I am a living book
Written like the scroll in the vision of Ezekiel,
Inside and out,
Listing lamentations, moaning, and woe.
His thoughts were to be his living testament, sighs from the depths of his heart. The prayers that St. Gregory composed have indeed lived on in his native Armenia and they are recited and loved to this day. They have endured persecution and genocide and emerge today as a gift from the local Church in Armenia to the wider Catholic Church.
St. Gregory of Narek was recently declared to be a Doctor of the Church. There are now 36 holy men and women to be recognized as such. Some of the names on the list might surprise you, Saints Augustine, Thomas Aquinas, and Robert Bellarmine, yes, these are men renowned for theological acumen and massive amounts of brain power. The honors given to them are no surprise, but also recognized are Saints John of the Cross, Catherine of Siena, Therese of Lisieux, and Hildegaard. In what sense are we using the title “Doctor” if our list includes poets and uneducated mystics? Clearly, we are not referring specifically to technical facility in philosophy and theology. The common denominator is not education, but that the list is composed entirely of saints.
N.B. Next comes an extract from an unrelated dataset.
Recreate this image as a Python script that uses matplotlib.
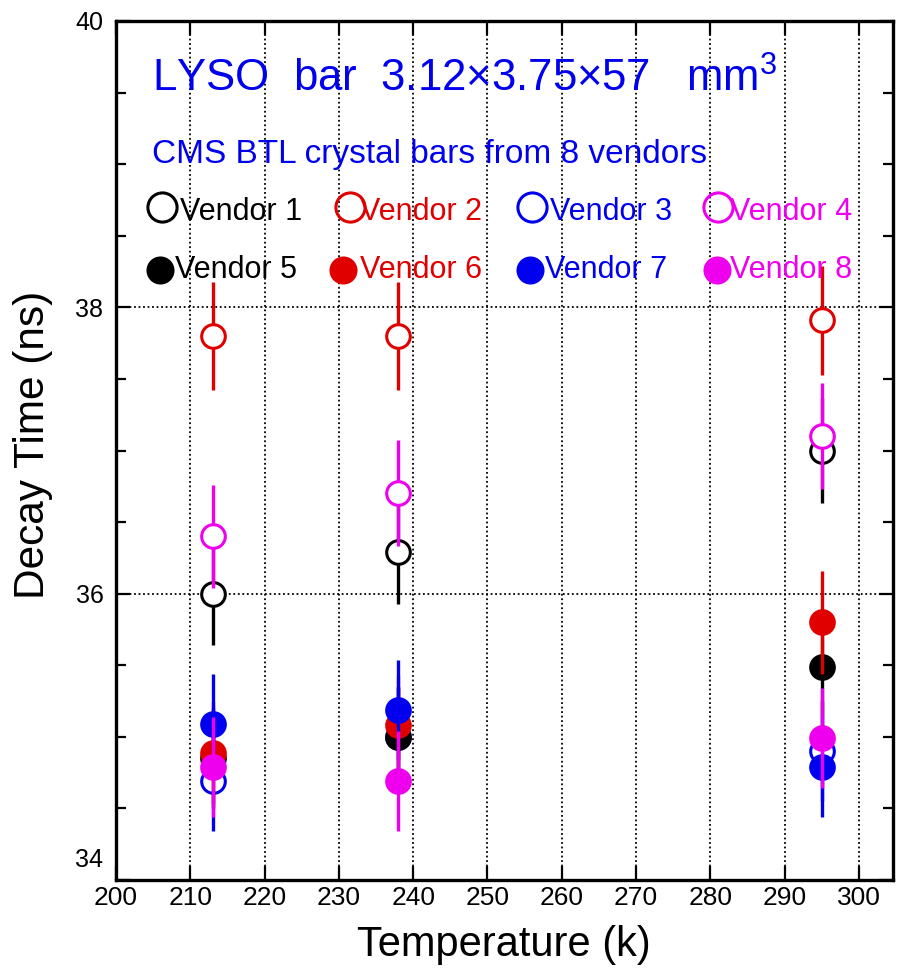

Those who are wise, or doctors of the science of the Cross, are those who are nearest to the divine essence, for it is God from whom all wisdom flows and God towards whom all wisdom returns. If we desire to be wise, we must make our way as close to Him as possible. Yes, academics are helpful (and necessary, especially for those of us without the grace of infused contemplation) because knowing the object of our desire helps us to love it better, but ultimately it is love that brings us into the divine plenitude. The Catechism helps us understand when it teaches that Christianity is a religion not of the book but of the Living Word. For this reason, many of the wisest members of the Body of Christ have a wisdom that may seem simple or foolish to those who do not have the eyes to see. They are communing directly with God and their science does not entirely belong to this world. Instead, it circles about and encompasses the world, explaining it with a knowledge that supersedes it. This is the knowledge of who we are, where we are from, and to where we are going.
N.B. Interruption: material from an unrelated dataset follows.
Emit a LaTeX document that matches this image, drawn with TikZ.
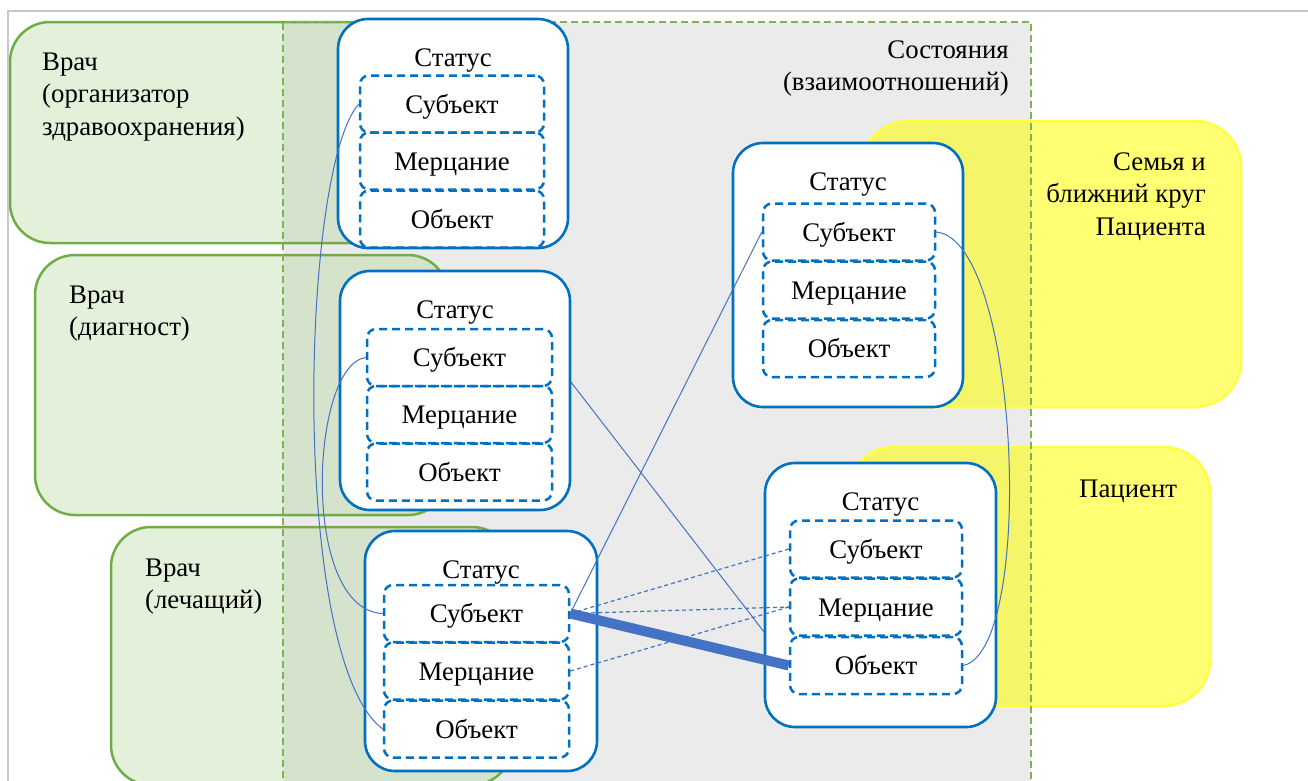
\documentclass[tikz,border=0pt]{standalone}
\usepackage{fontspec}
\setmainfont{Liberation Serif}
\definecolor{sblue}{HTML}{0070C0}
\definecolor{lblue}{HTML}{4472C4}
\definecolor{ggreen}{HTML}{70AD47}
\definecolor{gfill}{HTML}{A9D08E}
\definecolor{grayfill}{HTML}{EBEBEB}
\definecolor{dgreen}{HTML}{7EB356}
\definecolor{yfill}{HTML}{FFFF00}
\definecolor{yline}{HTML}{FFFF40}
\definecolor{framec}{HTML}{C8C8C8}
\begin{document}
\begin{tikzpicture}[x=1pt,y=-1pt,
  txt/.style={font=\fontsize{26.8}{32.5}\selectfont, inner sep=0pt},
  greenbox/.style={fill=gfill, fill opacity=0.33, draw=ggreen, line width=2.5pt, rounded corners=40pt, inner sep=0pt},
  yellowbox/.style={fill=yfill, fill opacity=0.55, draw=yline, line width=2.5pt, rounded corners=46pt, inner sep=0pt},
  statusbox/.style={fill=white, draw=sblue, line width=2.6pt, rounded corners=30pt, inner sep=0pt, minimum width=230pt},
  part/.style={draw=sblue, line width=2.5pt, dash pattern=on 8pt off 5pt, rounded corners=9pt, inner sep=0pt,
    minimum height=57pt, text height=22pt, text depth=4pt, font=\fontsize{26.8}{32.5}\selectfont},
  link/.style={draw=lblue, line width=1pt},
  dlink/.style={draw=lblue, line width=1.2pt, dash pattern=on 4pt off 3pt},
  thick link/.style={draw=lblue, line width=10pt}
]
\useasboundingbox (0,0) rectangle (1308,780);
\clip (0,0) rectangle (1308,780);

% states area
\node[fill=grayfill, inner sep=0pt, minimum width=748pt, minimum height=778pt] (state) at (657,411) {};

% green groups
\node[greenbox, minimum width=430pt, minimum height=221pt] (g1) at (225,132.5) {};
\node[greenbox, minimum width=413pt, minimum height=260pt] (g2) at (241.5,385) {};
\node[greenbox, minimum width=401pt, minimum height=258pt] (g3) at (311.5,656) {};
% yellow groups
\node[yellowbox, minimum width=379pt, minimum height=286pt] (y1) at (1051.5,264) {};
\node[yellowbox, minimum width=362pt, minimum height=259pt] (y2) at (1029,576.5) {};

% dashed border of states area
\draw[dgreen, line width=2.2pt, dash pattern=on 7pt off 4pt]
  (state.south west) -- (state.north west) -- (state.north east) -- (state.south east);

% frame
\draw[framec, line width=2pt] (8,790) -- (8,11) -- (1320,11);

% group labels
\node[txt, anchor=north west, align=left] (lg1) at (42,52.5) {Врач\\(организатор\\здравоохранения)};
\node[txt, anchor=north west, align=left] (lg2) at (69,285.5) {Врач\\(диагност)};
\node[txt, anchor=north west, align=left] (lg3) at (145,558.5) {Врач\\(лечащий)};
\node[txt, anchor=north east, align=right] (lst) at (1009,40.5) {Состояния\\(взаимоотношений)};
\node[txt, anchor=north east, align=right] (ly1) at (1206,152.5) {Семья и\\ближний круг\\Пациента};
\node[txt, anchor=base west] (ly2) at (1079,497) {Пациент};

% connector drawn behind status boxes
\coordinate (c3a) at (552,357.5);
\coordinate (c3b) at (790,665.5);
\draw[link] (c3a) -- (c3b);

% status boxes
\node[statusbox, minimum height=229pt] (s1) at (453,133.5) {};
\node[statusbox, minimum height=239pt] (s2) at (455,390.5) {};
\node[statusbox, minimum width=232pt, minimum height=240pt] (s3) at (481,651) {};
\node[statusbox, minimum height=264pt] (s4) at (848,275) {};
\node[statusbox, minimum width=231pt, minimum height=264pt] (s5) at (880.5,595) {};

\foreach \s in {s1,s2,s3,s4,s5}{
  \node[txt, anchor=base, yshift=-49pt] (\s t) at (\s.north) {Статус};
}

% parts
\node[part, minimum width=184pt] (s1a) at (452,104) {Субъект};
\node[part, minimum width=184pt] (s1b) at (452,161) {Мерцание};
\node[part, minimum width=184pt] (s1c) at (452,219) {Объект};

\node[part, minimum width=185pt] (s2a) at (459.5,357.5) {Субъект};
\node[part, minimum width=185pt] (s2b) at (459.5,414.5) {Мерцание};
\node[part, minimum width=185pt] (s2c) at (459.5,472) {Объект};

\node[part, minimum width=185pt] (s3a) at (476.5,613.5) {Субъект};
\node[part, minimum width=185pt] (s3b) at (476.5,671) {Мерцание};
\node[part, minimum width=185pt] (s3c) at (476.5,729) {Объект};

\node[part, minimum width=172pt] (s4a) at (849,232) {Субъект};
\node[part, minimum width=172pt] (s4b) at (849,290) {Мерцание};
\node[part, minimum width=172pt] (s4c) at (849,348.5) {Объект};

\node[part, minimum width=172pt] (s5a) at (876,549) {Субъект};
\node[part, minimum width=172pt] (s5b) at (876,607) {Мерцание};
\node[part, minimum width=172pt] (s5c) at (876,665.5) {Объект};

% connectors
\draw[link] (s1a.west) .. controls (300,170) and (290,660) .. (s3c.west);
\draw[link] (s2a.west) .. controls (310,365) and (300,610) .. (s3a.west);
\draw[link] (s3a.east) -- (s4a.west);
\draw[link] (s4a.east) .. controls (1020,240) and (1036,650) .. (s5c.east);
\draw[dlink] (s3a.east) -- (s5a.west);
\draw[dlink] (s3a.east) -- (s5b.west);
\draw[dlink] (s3b.east) -- (s5b.west);
\draw[thick link] (s3a.east) -- (s5c.west);
\end{tikzpicture}
\end{document}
This being the case, it is fitting that many Doctors of the Church are not so much academics as they are poets. Poetry is the language of the whole, of that which might be and ought to be. A good, beautiful poem is a mirror reflecting heavenly realities that are otherwise unknowable.
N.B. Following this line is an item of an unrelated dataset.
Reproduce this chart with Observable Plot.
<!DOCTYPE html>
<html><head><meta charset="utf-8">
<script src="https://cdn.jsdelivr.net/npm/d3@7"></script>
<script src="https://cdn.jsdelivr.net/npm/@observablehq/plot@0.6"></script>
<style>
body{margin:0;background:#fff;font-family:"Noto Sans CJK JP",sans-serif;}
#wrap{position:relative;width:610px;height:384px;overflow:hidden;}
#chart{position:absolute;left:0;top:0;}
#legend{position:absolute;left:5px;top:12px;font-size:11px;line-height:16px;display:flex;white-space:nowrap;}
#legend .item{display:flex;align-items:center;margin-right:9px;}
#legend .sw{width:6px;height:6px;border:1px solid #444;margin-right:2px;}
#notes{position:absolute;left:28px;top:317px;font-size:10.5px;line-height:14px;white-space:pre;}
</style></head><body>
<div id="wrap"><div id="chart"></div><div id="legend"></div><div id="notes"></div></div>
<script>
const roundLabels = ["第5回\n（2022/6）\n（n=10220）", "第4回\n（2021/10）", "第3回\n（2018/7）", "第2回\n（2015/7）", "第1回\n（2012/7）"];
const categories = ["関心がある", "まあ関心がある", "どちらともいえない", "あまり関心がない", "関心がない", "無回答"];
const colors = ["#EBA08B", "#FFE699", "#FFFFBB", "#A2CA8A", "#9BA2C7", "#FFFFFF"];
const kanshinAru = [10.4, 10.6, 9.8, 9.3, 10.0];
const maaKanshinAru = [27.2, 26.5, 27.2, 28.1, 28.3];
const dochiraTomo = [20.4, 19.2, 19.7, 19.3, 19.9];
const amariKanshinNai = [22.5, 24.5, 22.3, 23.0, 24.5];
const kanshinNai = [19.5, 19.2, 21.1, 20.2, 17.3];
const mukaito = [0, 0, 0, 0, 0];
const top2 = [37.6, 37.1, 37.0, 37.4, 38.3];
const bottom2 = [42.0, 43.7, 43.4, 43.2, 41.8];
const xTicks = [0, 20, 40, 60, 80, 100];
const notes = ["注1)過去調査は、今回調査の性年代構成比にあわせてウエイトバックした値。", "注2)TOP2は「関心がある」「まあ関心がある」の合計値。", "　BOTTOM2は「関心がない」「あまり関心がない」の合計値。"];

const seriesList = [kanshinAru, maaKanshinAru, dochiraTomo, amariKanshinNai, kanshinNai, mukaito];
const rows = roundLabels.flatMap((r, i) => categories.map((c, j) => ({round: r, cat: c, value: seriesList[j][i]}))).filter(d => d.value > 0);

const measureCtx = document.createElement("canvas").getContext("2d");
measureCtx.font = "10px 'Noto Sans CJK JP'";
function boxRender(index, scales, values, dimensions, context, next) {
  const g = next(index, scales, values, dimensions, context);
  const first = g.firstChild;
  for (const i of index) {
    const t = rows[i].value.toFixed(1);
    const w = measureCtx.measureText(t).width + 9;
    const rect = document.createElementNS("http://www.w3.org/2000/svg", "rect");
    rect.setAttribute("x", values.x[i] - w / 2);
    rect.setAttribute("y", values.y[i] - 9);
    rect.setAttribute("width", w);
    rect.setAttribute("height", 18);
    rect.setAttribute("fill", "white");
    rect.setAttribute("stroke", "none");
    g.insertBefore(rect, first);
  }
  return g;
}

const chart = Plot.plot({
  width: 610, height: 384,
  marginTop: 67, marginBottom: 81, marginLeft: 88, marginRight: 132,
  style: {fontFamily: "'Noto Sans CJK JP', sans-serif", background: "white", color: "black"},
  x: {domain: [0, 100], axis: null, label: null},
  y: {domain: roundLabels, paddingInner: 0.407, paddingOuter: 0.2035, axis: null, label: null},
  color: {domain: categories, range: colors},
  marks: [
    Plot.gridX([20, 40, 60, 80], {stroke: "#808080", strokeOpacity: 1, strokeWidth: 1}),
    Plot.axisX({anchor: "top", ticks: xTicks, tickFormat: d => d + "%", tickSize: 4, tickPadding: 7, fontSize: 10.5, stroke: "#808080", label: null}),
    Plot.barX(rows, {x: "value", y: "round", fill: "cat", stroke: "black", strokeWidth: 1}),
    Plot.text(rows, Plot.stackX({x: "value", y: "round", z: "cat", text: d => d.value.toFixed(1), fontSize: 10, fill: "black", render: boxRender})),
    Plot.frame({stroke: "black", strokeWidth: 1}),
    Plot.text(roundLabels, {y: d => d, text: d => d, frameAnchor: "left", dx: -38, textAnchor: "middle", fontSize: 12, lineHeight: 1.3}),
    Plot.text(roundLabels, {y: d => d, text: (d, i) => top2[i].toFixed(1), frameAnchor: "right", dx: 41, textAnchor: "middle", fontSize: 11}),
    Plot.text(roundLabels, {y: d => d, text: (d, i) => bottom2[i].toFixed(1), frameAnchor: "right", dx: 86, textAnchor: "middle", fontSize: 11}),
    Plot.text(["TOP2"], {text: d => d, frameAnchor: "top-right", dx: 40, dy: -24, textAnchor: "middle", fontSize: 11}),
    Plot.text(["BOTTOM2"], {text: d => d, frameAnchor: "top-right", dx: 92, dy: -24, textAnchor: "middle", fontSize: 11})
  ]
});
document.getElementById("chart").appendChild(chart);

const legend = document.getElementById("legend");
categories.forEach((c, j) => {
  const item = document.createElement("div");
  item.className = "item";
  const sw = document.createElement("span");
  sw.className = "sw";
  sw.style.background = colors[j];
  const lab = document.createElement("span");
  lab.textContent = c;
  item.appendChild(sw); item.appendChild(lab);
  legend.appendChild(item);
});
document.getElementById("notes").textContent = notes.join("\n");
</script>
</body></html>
St. Gregory of Narek is a mystic, and his greatest contribution to the Church after his sainthood and prayers, is a book of poems. The Book of Prayers, or Book of Lamentations, is a collection of 95 poems. I was completely unaware of their existence and was quite touched by what I began to read. His work is a treasure that deserves attention. For instance, this one is still prayed today by Armenian priests in the Divine Liturgy as they ascend to the altar:
We beseech you with outstretched arms,
Tears and prayers,
As we appear before you,
You, who strike terror in our hearts,
Judge us as we approach with trembling and fear,
Presenting first this sacrificial offering of
Words to your power that is beyond understanding
If Gregory is a saint and a Doctor of the Church today, if his writings continue to be relevant and move us, it is because they are poems that find their eternal wisdom in prayer to the everliving God. The poems know the source of their enduring beauty. They return to that source and give beauty back from the depths of the human soul. In doing so, the poet and all who wrestle with his work are ennobled, carried up to heaven like incense from a thurible.
The voice of a sighing heart, its sobs and mournful cries,
I offer up to you, O Seer of Secrets,
Placing the fruits of my wavering mind
As a savory sacrifice on the fire of my grieving soul
To be delivered to you in the censer of my will.